___ Data entries ___
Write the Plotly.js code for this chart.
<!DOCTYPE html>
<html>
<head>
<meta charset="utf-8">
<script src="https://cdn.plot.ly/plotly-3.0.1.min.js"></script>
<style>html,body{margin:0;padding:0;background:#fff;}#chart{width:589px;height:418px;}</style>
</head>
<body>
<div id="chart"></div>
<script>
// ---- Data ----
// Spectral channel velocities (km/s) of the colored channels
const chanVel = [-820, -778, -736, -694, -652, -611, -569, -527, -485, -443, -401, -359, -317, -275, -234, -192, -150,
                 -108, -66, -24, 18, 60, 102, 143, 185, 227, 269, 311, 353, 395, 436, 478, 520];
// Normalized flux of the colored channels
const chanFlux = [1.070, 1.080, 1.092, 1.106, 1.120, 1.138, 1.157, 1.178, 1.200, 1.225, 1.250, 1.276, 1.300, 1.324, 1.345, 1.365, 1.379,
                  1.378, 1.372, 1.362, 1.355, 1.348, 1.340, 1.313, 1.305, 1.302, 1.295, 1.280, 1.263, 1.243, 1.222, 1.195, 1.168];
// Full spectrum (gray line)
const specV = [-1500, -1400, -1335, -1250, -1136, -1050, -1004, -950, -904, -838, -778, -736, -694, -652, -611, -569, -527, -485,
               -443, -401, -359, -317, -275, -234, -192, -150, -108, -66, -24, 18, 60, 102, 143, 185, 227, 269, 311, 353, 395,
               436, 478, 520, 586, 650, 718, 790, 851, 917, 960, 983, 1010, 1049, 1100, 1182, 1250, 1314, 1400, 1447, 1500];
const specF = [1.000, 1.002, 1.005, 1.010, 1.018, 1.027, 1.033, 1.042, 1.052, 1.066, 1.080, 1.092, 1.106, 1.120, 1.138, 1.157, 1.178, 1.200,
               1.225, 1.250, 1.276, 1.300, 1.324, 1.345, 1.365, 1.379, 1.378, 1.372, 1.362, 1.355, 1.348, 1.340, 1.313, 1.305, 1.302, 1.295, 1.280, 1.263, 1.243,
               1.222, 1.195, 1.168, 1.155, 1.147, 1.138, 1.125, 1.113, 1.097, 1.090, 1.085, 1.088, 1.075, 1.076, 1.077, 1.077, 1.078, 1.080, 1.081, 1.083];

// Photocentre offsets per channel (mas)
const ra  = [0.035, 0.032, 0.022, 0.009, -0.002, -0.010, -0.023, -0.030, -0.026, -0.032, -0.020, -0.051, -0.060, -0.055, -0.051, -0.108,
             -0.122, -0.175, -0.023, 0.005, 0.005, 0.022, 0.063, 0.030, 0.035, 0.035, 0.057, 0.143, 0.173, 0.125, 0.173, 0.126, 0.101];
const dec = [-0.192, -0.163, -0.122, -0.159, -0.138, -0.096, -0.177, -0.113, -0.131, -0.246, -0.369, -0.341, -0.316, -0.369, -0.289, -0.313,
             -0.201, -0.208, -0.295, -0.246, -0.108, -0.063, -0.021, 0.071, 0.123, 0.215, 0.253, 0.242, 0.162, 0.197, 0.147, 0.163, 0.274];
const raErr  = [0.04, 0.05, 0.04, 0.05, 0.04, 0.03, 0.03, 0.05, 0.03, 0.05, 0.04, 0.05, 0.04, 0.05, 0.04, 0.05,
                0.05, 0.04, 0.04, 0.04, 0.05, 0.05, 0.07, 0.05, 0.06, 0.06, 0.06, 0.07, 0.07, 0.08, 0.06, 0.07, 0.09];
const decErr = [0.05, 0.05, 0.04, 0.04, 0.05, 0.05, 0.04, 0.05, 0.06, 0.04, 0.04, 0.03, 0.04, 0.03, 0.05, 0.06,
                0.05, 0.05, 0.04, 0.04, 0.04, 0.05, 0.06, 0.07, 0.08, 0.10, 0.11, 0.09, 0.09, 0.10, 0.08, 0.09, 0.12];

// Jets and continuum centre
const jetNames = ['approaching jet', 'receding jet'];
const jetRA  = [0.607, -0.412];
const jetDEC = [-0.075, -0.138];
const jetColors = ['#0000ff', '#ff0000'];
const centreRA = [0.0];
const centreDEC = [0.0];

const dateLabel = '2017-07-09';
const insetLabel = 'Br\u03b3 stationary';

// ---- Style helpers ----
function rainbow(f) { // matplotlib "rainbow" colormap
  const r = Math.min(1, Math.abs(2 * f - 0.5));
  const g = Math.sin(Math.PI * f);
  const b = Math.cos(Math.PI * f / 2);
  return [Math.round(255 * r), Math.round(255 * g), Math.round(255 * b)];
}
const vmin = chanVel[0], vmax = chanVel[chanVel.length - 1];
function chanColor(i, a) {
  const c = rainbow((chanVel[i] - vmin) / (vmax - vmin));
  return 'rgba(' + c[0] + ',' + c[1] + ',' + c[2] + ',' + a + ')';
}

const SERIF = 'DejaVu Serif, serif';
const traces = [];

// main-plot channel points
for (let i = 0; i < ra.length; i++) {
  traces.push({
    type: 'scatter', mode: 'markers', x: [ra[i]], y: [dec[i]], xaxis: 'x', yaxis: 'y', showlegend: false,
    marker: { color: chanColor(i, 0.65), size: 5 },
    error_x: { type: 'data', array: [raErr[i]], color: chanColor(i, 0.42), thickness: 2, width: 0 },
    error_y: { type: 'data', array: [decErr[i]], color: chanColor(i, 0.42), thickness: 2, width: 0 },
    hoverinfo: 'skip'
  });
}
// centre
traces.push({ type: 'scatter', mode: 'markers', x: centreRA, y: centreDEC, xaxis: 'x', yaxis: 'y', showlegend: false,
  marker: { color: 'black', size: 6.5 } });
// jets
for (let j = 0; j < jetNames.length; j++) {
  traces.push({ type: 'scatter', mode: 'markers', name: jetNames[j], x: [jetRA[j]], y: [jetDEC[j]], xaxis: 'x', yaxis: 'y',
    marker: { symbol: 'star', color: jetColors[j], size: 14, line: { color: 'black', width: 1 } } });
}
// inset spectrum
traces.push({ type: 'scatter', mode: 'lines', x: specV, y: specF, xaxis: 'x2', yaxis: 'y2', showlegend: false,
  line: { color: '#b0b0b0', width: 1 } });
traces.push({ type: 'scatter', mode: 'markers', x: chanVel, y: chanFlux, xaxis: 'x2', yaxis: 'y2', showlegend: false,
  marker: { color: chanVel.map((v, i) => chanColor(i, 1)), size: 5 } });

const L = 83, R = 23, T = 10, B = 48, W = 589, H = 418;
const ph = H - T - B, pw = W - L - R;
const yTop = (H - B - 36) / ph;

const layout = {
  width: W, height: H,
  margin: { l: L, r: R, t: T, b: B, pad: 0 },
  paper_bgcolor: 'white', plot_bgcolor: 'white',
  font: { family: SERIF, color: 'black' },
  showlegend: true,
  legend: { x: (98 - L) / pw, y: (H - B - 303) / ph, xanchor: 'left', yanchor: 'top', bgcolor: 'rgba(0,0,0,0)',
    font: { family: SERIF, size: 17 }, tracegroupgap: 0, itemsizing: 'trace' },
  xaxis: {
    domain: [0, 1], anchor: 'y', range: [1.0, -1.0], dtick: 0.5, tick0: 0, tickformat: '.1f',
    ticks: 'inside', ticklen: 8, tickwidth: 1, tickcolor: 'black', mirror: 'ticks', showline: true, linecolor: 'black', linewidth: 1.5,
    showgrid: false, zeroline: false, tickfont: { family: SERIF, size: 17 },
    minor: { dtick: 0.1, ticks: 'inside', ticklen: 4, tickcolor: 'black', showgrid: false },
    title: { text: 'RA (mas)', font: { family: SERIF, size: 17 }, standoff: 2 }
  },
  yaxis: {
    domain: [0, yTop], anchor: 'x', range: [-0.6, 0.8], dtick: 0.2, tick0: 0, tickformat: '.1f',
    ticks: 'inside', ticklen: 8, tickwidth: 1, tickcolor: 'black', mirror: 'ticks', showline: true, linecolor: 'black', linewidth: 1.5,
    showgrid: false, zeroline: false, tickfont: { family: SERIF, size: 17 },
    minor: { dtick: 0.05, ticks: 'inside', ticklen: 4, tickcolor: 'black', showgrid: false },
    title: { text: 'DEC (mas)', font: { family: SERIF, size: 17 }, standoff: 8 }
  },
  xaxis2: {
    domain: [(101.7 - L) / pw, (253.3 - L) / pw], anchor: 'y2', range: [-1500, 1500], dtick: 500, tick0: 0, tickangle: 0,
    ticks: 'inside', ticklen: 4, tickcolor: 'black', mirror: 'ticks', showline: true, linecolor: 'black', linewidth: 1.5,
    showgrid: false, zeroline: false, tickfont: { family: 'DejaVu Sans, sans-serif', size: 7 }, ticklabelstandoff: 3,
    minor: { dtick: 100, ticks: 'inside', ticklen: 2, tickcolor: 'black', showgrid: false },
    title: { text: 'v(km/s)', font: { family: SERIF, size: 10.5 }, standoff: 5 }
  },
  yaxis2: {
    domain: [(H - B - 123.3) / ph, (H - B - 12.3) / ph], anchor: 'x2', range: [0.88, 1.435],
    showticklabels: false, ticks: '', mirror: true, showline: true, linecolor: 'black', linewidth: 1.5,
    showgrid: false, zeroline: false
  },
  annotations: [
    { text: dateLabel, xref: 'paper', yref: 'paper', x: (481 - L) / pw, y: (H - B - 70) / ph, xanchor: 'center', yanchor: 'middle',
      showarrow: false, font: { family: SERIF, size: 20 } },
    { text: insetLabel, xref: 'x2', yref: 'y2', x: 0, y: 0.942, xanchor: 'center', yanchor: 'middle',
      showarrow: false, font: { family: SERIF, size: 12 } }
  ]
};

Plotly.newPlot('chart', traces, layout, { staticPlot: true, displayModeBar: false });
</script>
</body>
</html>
___
___ Data entries ___
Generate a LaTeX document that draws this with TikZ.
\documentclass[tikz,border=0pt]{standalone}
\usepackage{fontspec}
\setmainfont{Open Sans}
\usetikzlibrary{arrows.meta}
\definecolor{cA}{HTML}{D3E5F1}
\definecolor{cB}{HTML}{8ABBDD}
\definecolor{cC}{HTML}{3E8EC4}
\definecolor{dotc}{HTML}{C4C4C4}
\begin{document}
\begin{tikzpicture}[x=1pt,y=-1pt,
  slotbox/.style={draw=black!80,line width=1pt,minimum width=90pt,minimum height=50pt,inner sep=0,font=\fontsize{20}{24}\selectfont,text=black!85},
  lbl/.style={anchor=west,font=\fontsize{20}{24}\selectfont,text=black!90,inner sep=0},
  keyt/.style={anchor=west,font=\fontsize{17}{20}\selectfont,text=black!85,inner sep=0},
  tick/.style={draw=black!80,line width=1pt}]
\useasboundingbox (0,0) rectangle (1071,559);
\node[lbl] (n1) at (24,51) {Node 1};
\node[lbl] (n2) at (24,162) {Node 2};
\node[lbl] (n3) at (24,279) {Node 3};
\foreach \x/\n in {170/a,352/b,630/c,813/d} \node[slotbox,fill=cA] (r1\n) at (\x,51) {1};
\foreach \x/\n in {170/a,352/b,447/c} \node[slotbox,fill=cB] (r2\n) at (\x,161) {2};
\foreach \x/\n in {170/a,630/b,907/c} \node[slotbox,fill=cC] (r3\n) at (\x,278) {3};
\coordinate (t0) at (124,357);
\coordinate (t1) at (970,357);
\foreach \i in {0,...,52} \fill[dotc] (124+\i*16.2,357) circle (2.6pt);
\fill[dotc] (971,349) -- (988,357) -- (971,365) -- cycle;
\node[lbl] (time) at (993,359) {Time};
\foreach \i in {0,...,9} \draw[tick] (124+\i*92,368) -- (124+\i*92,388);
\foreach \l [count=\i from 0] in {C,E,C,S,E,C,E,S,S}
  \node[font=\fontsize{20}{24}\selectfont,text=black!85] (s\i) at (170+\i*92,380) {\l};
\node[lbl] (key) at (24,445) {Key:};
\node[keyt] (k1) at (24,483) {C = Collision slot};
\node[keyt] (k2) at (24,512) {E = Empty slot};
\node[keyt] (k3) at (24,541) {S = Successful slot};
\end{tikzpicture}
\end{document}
___
___ Data entries ___
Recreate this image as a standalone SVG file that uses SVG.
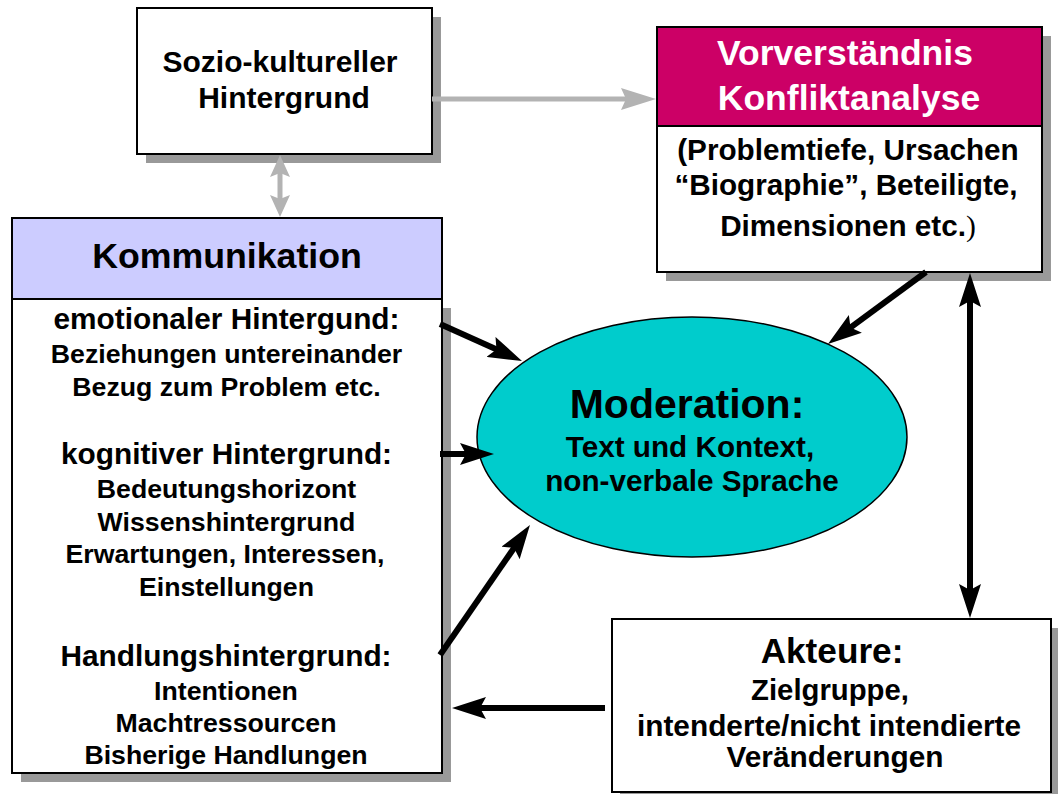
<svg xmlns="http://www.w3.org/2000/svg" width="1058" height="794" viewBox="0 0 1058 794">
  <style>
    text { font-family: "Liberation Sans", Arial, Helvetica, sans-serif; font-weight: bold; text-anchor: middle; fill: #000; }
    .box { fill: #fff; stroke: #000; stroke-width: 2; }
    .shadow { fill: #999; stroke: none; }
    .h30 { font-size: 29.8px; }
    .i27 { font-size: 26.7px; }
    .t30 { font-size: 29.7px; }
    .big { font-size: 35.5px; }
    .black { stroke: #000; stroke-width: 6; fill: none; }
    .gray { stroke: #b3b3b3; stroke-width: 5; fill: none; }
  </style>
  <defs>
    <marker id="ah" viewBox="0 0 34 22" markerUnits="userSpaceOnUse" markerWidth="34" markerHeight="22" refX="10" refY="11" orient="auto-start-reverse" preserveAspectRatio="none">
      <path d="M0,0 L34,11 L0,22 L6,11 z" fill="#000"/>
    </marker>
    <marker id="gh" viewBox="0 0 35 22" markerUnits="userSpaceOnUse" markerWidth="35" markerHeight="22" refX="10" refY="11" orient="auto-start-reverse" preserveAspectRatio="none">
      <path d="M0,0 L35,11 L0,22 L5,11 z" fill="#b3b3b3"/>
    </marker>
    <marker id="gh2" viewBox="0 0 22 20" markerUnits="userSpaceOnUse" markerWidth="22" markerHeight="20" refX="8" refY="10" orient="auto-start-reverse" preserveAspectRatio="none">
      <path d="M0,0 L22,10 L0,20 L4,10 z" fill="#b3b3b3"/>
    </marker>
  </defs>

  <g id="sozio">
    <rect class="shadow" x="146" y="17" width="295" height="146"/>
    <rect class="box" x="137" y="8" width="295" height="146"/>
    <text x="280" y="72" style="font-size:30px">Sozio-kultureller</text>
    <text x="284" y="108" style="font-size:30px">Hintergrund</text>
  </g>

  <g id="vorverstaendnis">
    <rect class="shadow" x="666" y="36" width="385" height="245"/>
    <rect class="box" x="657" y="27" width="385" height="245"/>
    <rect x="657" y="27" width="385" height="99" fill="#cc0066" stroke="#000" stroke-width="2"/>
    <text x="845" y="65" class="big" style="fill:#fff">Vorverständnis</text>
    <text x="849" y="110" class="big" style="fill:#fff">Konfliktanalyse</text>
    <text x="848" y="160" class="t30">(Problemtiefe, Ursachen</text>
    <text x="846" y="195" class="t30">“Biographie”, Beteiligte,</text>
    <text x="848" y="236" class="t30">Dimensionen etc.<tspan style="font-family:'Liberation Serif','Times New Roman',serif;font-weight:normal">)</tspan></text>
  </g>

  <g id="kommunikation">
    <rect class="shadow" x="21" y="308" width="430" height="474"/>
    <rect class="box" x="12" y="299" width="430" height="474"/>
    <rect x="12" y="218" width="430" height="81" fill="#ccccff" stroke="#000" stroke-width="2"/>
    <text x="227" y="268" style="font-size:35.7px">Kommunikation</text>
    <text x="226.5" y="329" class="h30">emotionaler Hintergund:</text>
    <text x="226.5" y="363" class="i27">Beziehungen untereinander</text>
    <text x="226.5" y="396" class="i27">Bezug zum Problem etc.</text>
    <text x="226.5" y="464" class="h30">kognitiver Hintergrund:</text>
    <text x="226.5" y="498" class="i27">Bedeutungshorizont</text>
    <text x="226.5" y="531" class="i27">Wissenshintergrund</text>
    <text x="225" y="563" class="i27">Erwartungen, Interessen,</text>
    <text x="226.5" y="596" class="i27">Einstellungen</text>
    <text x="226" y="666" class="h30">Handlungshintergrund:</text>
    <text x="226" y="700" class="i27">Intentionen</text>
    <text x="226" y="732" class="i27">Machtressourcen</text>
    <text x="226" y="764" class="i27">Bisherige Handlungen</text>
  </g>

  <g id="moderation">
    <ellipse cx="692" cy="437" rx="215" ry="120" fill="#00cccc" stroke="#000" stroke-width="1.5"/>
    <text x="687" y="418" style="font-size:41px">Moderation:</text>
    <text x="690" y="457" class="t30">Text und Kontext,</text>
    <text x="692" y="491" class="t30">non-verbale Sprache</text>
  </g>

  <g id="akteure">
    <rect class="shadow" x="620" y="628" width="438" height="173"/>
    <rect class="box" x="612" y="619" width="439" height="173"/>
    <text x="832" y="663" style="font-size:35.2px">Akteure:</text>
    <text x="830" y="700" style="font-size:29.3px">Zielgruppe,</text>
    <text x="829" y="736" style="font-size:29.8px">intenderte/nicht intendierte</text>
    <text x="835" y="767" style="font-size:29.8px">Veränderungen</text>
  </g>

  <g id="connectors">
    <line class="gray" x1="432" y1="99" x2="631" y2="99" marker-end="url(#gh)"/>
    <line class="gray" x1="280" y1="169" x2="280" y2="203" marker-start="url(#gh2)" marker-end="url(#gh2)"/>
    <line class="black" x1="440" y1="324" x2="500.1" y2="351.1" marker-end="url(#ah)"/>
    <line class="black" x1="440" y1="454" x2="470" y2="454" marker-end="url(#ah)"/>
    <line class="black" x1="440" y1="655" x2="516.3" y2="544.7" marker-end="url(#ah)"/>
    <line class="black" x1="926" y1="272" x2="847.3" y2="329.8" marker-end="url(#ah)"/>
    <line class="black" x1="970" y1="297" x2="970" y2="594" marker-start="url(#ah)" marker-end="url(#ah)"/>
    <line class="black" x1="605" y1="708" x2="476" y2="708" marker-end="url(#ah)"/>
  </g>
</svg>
___
Gather and return every line that holds the string "this".

**Correct output**.
Write the Plotly.js code for this chart.
Generate a LaTeX document that draws this with TikZ.
Recreate this image as a standalone SVG file that uses SVG.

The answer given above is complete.